As one part of this grant project, we are digitizing reels of microfilm and then using different techniques to try to gather item-level metadata about the materials. One challenge with digitizing microfilm is that the end result can be just one big bunch of images with very little metadata to guide users. The resulting images can be quite impenetrable. We are trying to address that challenge by interconnecting finding aids with the images and extracting information from the handwritten documents.

We chose three sets of presidential papers in microfilm—The James Monroe Papers in Virginia Repositories, Millard Fillmore Papers, and the Papers of Rutherford Birchard Hayes. For each set, we are trying to track down the master reels for the microfilm. The master reels are the original reels, usually created as master negatives. In order to preserve them, the master reels are used very rarely. From those reels, the service reels are created. The service reels are those that a person might check out from the library.

We would like to use the master reels for the digitization because they are generally the most pristine copies of the materials. Nan Card, the Curator of Manuscripts at the Rutherford B. Hayes Presidential Center, has kindly offered us the use of the master reels of the Hayes Papers. Similarly, Cynthia Van Ness, the director of the Library and Archives at the Buffalo History Museum, is willing to let us use either master reels or pristine service copies to digitize.

For the third set of microfilm, The James Monroe Papers in Virginia Repositories, I have been having a hard time tracking down where the master reels are located. The University of Virginia’s Alderman Library undertook creating the Monroe Papers microfilm in 1969. The papers mostly focused on public documents (such as county court house records) during Monroe’s legal career and time in office (not just as president but also as a Virginia statesman and governor).

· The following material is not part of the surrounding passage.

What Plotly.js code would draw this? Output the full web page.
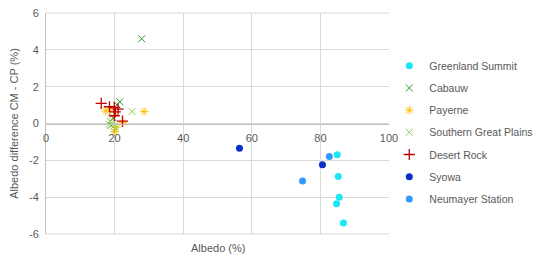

It also included privately held letters. The National Historical Publications Commission (now the National Historical Publications and Records Commission), a federal agency, funded the project.

When I started trying to track down the master reels, I began first with the librarians at UVA’s Alderman Library and then contacted the NHPRC. I learned that neither organization held the master reels of the collection. Eventually I found that a private company, Primary Source Media, held the master reels of the Monroe collection. According to its website, it has been building one of the world’s largest microform archives for the last 40 years. When I contacted the company, I was told that it would cost me $2600 to order the 13 reels of microfilm.

I do not understand how Primary Source Media ended up with the master reels of this microfilm. The creation of The James Monroe Papers in Virginia Repositories was undertaken by a public university and paid for with federal funds. And most of the records in the collection are government records which should be in the public domain. I understand that the microfilm collection becomes a new work and is subject to different copyright but what I don’t understand is how these master reels have ended up with a private company.  Can anyone shed light on this? Is it common practice for master reels of microfilm to be bought by private companies and then sold back to the public that funded their creation?

Ironically, the guide to the Monroe microfilm collection has a quote from Thomas Jefferson that states, “The lost cannot be recovered; but let us save what remains; not by vaults and locks which fence them from the public eye and use, in consigning them to the waste of time, but by such a multiplication of copies, as shall place them beyond the reach of accident.”